> [WORK REQUIRED]
Leaving the pictures aside, transcribe every line below exactly.
── DATA SHOWN ──
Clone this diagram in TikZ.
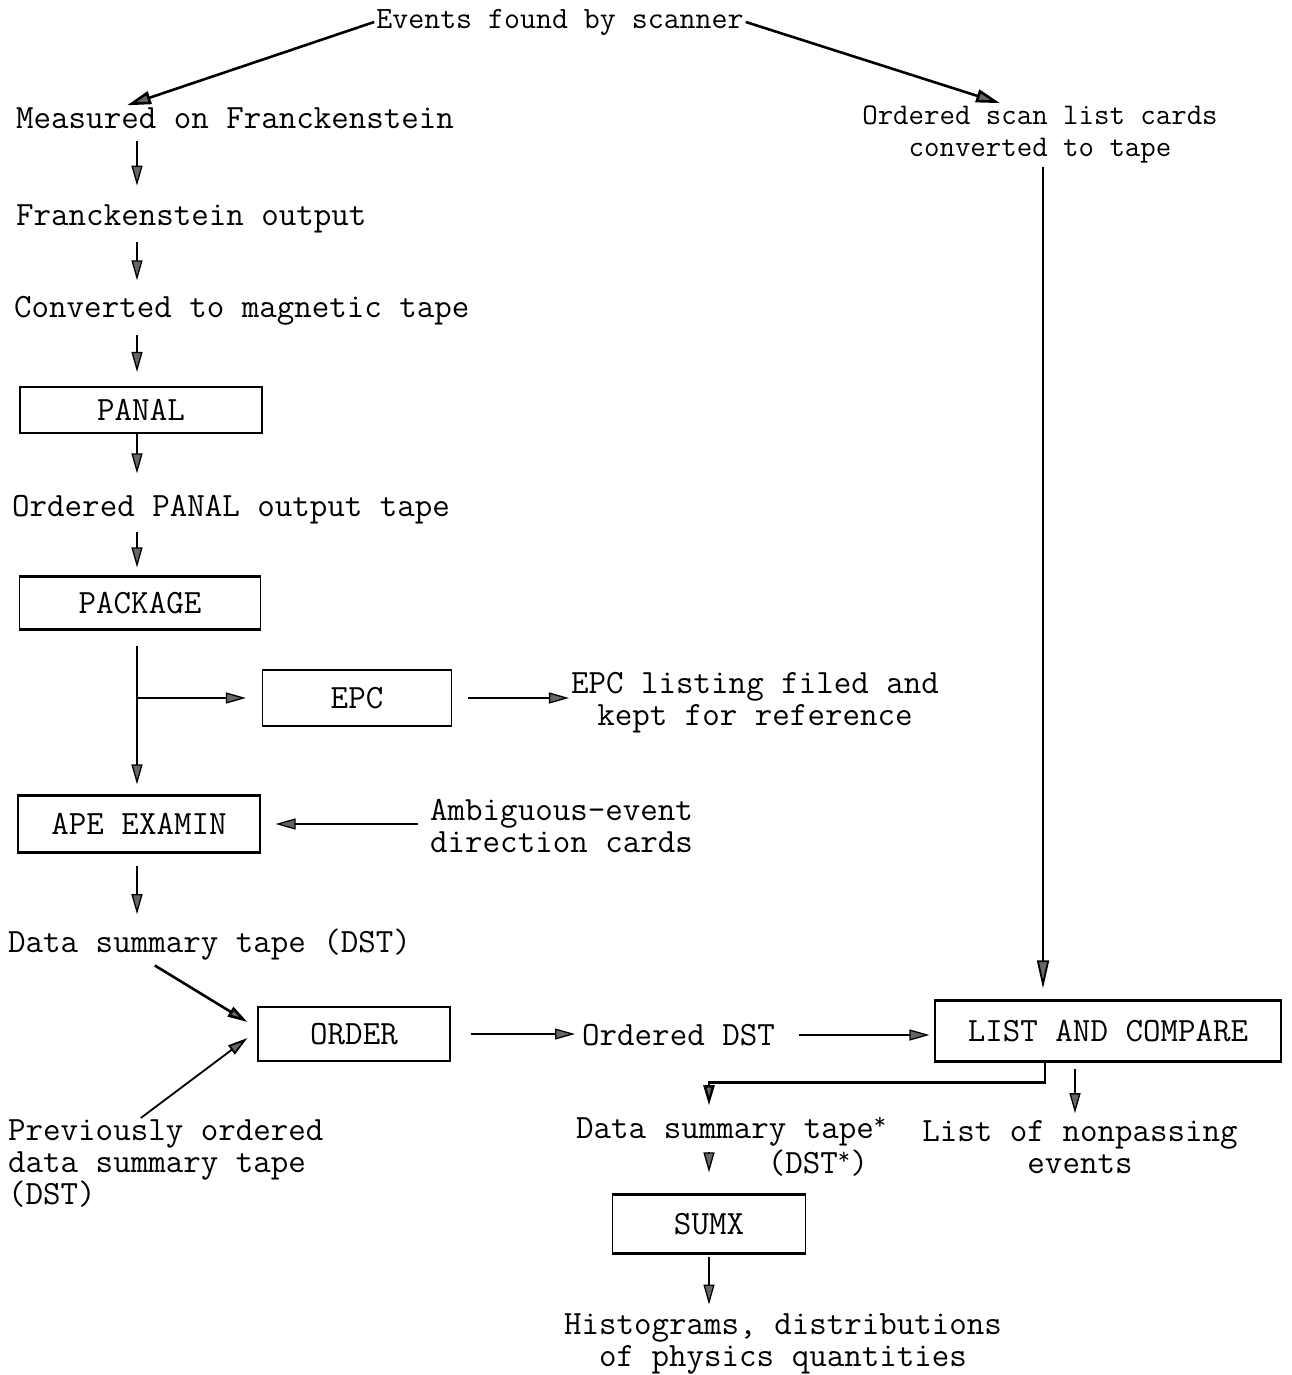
\documentclass[tikz,border=0pt]{standalone}
\usepackage{fontspec}
\usetikzlibrary{arrows.meta,calc}
\tikzset{
  txt/.style={font=\ttfamily\fontsize{34}{32}\selectfont, inner sep=2pt},
  box/.style={txt, draw, line width=1.2pt, inner sep=0pt},
  arr/.style={-{Triangle[length=20pt,width=11pt,fill=black!60]}, line width=1.3pt},
  arrb/.style={arr, line width=2.6pt},
  edge/.style={line width=2.6pt}
}
\begin{document}
\begin{tikzpicture}[x=1pt,y=-1pt]
\useasboundingbox[fill=white] (0,0) rectangle (1292,1375);
\coordinate (col) at (137,0);
% texts
\node[txt, font=\ttfamily\fontsize{31}{32}\selectfont] (events) at (560,22) {Events found by scanner};
\node[txt,anchor=west] (meas) at (14,118) {Measured on Franckenstein};
\node[txt,align=center,font=\ttfamily\fontsize{30}{32}\selectfont] (osl) at (1040,134) {Ordered scan list cards\\converted to tape};
\node[txt,anchor=west] (fout) at (14,219) {Franckenstein output};
\node[txt,anchor=west] (conv) at (12,311) {Converted to magnetic tape};
\node[box,minimum width=242pt,minimum height=45pt] (panal) at (141,410) {PANAL};
\node[txt,anchor=west] (opanal) at (10,510) {Ordered PANAL output tape};
\node[box,minimum width=241pt,minimum height=52pt] (package) at (140,603) {PACKAGE};
\node[box,minimum width=189pt,minimum height=55pt] (epc) at (357,698) {EPC};
\node[txt,align=center] (epcl) at (755,703) {EPC listing filed and\\kept for reference};
\node[box,minimum width=242pt,minimum height=56pt] (ape) at (139,824) {APE EXAMIN};
\node[txt,align=left,anchor=west] (amb) at (428,826) {Ambiguous-event\\direction cards};
\node[txt,anchor=west] (dst) at (6,945) {Data summary tape (DST)};
\node[box,minimum width=192pt,minimum height=53pt] (order) at (354,1034) {ORDER};
\node[txt,align=left,anchor=west] (prev) at (6,1164) {Previously ordered\\data summary tape\\(DST)};
\node[txt,anchor=west] (odst) at (580,1035) {Ordered DST};
\node[box,minimum width=346pt,minimum height=60pt] (lac) at (1108,1031) {LIST AND COMPARE};
\node[txt,anchor=west] (dsts) at (574,1132) {Data summary tape\textsuperscript{*}};
\node[txt] (dstsb) at (818,1163) {(DST\textsuperscript{*})};
\node[txt,align=center] (lnp) at (1080,1147) {List of nonpassing\\events};
\node[box,minimum width=193pt,minimum height=58pt] (sumx) at (709,1224) {SUMX};
\node[txt,align=center] (hist) at (783,1344) {Histograms, distributions\\of physics quantities};
% thick top and bottom box edges
\foreach \n in {panal,package,epc,ape,order,lac,sumx}{
  \draw[edge] (\n.north west) -- (\n.north east);
  \draw[edge] (\n.south west) -- (\n.south east);
}
% connectors
\draw[arrb, -{Triangle[length=24pt,width=13pt,fill=black!60]}] (events.west) -- ([xshift=-108pt]meas.north);
\draw[arrb, -{Triangle[length=24pt,width=13pt,fill=black!60]}] (events.east) -- ([xshift=-40pt]osl.north);
\draw[arr, shorten <=10pt, shorten >=17pt] (meas.south -| col) -- (fout.north -| col);
\draw[arr, shorten <=7pt, shorten >=14pt] (fout.south -| col) -- (conv.north -| col);
\draw[arr, shorten <=7pt, shorten >=15pt] (conv.south -| col) -- (panal.north -| col);
\draw[arr, shorten <=1pt, shorten >=20pt] (panal.south -| col) -- (opanal.north -| col);
\draw[arr, shorten <=5pt, shorten >=9pt] (opanal.south -| col) -- (package.north -| col);
\draw[arr, shorten <=16pt, shorten >=11pt] (package.south -| col) -- (ape.north -| col);
\draw[arr, shorten >=16pt] (epc.west -| col) -- (epc.west);
\draw[arr, shorten <=16pt] (epc.east) -- (epc.east -| epcl.west);
\draw[arr, shorten <=10pt, shorten >=15pt] (ape.east -| amb.west) -- (ape.east);
\draw[arr, shorten <=13pt, shorten >=13pt] (ape.south -| col) -- (dst.north -| col);
\draw[arrb, shorten <=5pt] ([xshift=-59pt]dst.south) -- ([xshift=-10pt,yshift=12pt]order.west);
\draw[arr, line width=1.8pt] ([xshift=-25pt]prev.north) -- ([xshift=-10pt,yshift=-4pt]order.west);
\draw[arr, shorten <=20pt, shorten >=5pt] (order.east) -- (order.east -| odst.west);
\draw[arr, shorten <=22pt, shorten >=5pt] (odst.east) -- (odst.east -| lac.west);
\draw[arr, line width=1.8pt, shorten <=2pt, shorten >=12pt,
      -{Triangle[length=28pt,width=12pt,fill=black!60]}]
  ($(lac.north |- osl.south)+(-65,0)$) -- ($(lac.north)+(-65,0)$);
\draw[arr, line width=2.4pt, shorten >=10pt]
  ($(lac.south)+(-63,0)$) -- ++(0,21) -| (sumx.north |- dsts.north);
\draw[arr, shorten <=7pt, shorten >=5pt]
  ($(lac.south)+(-33,0)$) -- ($(lac.south |- lnp.north)+(-33,0)$);
\draw[arr, shorten <=3pt, shorten >=22pt] (sumx.north |- dsts.south) -- (sumx.north);
\draw[arr, shorten <=3pt, shorten >=7pt] (sumx.south) -- (sumx.south |- hist.north);
\end{tikzpicture}
\end{document}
───
> [TASK RESULT]
Clone this diagram in TikZ.
\documentclass[tikz,border=0pt]{standalone}
\usepackage{fontspec}
\usetikzlibrary{arrows.meta,calc}
\tikzset{
  txt/.style={font=\ttfamily\fontsize{34}{32}\selectfont, inner sep=2pt},
  box/.style={txt, draw, line width=1.2pt, inner sep=0pt},
  arr/.style={-{Triangle[length=20pt,width=11pt,fill=black!60]}, line width=1.3pt},
  arrb/.style={arr, line width=2.6pt},
  edge/.style={line width=2.6pt}
}
\begin{document}
\begin{tikzpicture}[x=1pt,y=-1pt]
\useasboundingbox[fill=white] (0,0) rectangle (1292,1375);
\coordinate (col) at (137,0);
% texts
\node[txt, font=\ttfamily\fontsize{31}{32}\selectfont] (events) at (560,22) {Events found by scanner};
\node[txt,anchor=west] (meas) at (14,118) {Measured on Franckenstein};
\node[txt,align=center,font=\ttfamily\fontsize{30}{32}\selectfont] (osl) at (1040,134) {Ordered scan list cards\\converted to tape};
\node[txt,anchor=west] (fout) at (14,219) {Franckenstein output};
\node[txt,anchor=west] (conv) at (12,311) {Converted to magnetic tape};
\node[box,minimum width=242pt,minimum height=45pt] (panal) at (141,410) {PANAL};
\node[txt,anchor=west] (opanal) at (10,510) {Ordered PANAL output tape};
\node[box,minimum width=241pt,minimum height=52pt] (package) at (140,603) {PACKAGE};
\node[box,minimum width=189pt,minimum height=55pt] (epc) at (357,698) {EPC};
\node[txt,align=center] (epcl) at (755,703) {EPC listing filed and\\kept for reference};
\node[box,minimum width=242pt,minimum height=56pt] (ape) at (139,824) {APE EXAMIN};
\node[txt,align=left,anchor=west] (amb) at (428,826) {Ambiguous-event\\direction cards};
\node[txt,anchor=west] (dst) at (6,945) {Data summary tape (DST)};
\node[box,minimum width=192pt,minimum height=53pt] (order) at (354,1034) {ORDER};
\node[txt,align=left,anchor=west] (prev) at (6,1164) {Previously ordered\\data summary tape\\(DST)};
\node[txt,anchor=west] (odst) at (580,1035) {Ordered DST};
\node[box,minimum width=346pt,minimum height=60pt] (lac) at (1108,1031) {LIST AND COMPARE};
\node[txt,anchor=west] (dsts) at (574,1132) {Data summary tape\textsuperscript{*}};
\node[txt] (dstsb) at (818,1163) {(DST\textsuperscript{*})};
\node[txt,align=center] (lnp) at (1080,1147) {List of nonpassing\\events};
\node[box,minimum width=193pt,minimum height=58pt] (sumx) at (709,1224) {SUMX};
\node[txt,align=center] (hist) at (783,1344) {Histograms, distributions\\of physics quantities};
% thick top and bottom box edges
\foreach \n in {panal,package,epc,ape,order,lac,sumx}{
  \draw[edge] (\n.north west) -- (\n.north east);
  \draw[edge] (\n.south west) -- (\n.south east);
}
% connectors
\draw[arrb, -{Triangle[length=24pt,width=13pt,fill=black!60]}] (events.west) -- ([xshift=-108pt]meas.north);
\draw[arrb, -{Triangle[length=24pt,width=13pt,fill=black!60]}] (events.east) -- ([xshift=-40pt]osl.north);
\draw[arr, shorten <=10pt, shorten >=17pt] (meas.south -| col) -- (fout.north -| col);
\draw[arr, shorten <=7pt, shorten >=14pt] (fout.south -| col) -- (conv.north -| col);
\draw[arr, shorten <=7pt, shorten >=15pt] (conv.south -| col) -- (panal.north -| col);
\draw[arr, shorten <=1pt, shorten >=20pt] (panal.south -| col) -- (opanal.north -| col);
\draw[arr, shorten <=5pt, shorten >=9pt] (opanal.south -| col) -- (package.north -| col);
\draw[arr, shorten <=16pt, shorten >=11pt] (package.south -| col) -- (ape.north -| col);
\draw[arr, shorten >=16pt] (epc.west -| col) -- (epc.west);
\draw[arr, shorten <=16pt] (epc.east) -- (epc.east -| epcl.west);
\draw[arr, shorten <=10pt, shorten >=15pt] (ape.east -| amb.west) -- (ape.east);
\draw[arr, shorten <=13pt, shorten >=13pt] (ape.south -| col) -- (dst.north -| col);
\draw[arrb, shorten <=5pt] ([xshift=-59pt]dst.south) -- ([xshift=-10pt,yshift=12pt]order.west);
\draw[arr, line width=1.8pt] ([xshift=-25pt]prev.north) -- ([xshift=-10pt,yshift=-4pt]order.west);
\draw[arr, shorten <=20pt, shorten >=5pt] (order.east) -- (order.east -| odst.west);
\draw[arr, shorten <=22pt, shorten >=5pt] (odst.east) -- (odst.east -| lac.west);
\draw[arr, line width=1.8pt, shorten <=2pt, shorten >=12pt,
      -{Triangle[length=28pt,width=12pt,fill=black!60]}]
  ($(lac.north |- osl.south)+(-65,0)$) -- ($(lac.north)+(-65,0)$);
\draw[arr, line width=2.4pt, shorten >=10pt]
  ($(lac.south)+(-63,0)$) -- ++(0,21) -| (sumx.north |- dsts.north);
\draw[arr, shorten <=7pt, shorten >=5pt]
  ($(lac.south)+(-33,0)$) -- ($(lac.south |- lnp.north)+(-33,0)$);
\draw[arr, shorten <=3pt, shorten >=22pt] (sumx.north |- dsts.south) -- (sumx.north);
\draw[arr, shorten <=3pt, shorten >=7pt] (sumx.south) -- (sumx.south |- hist.north);
\end{tikzpicture}
\end{document}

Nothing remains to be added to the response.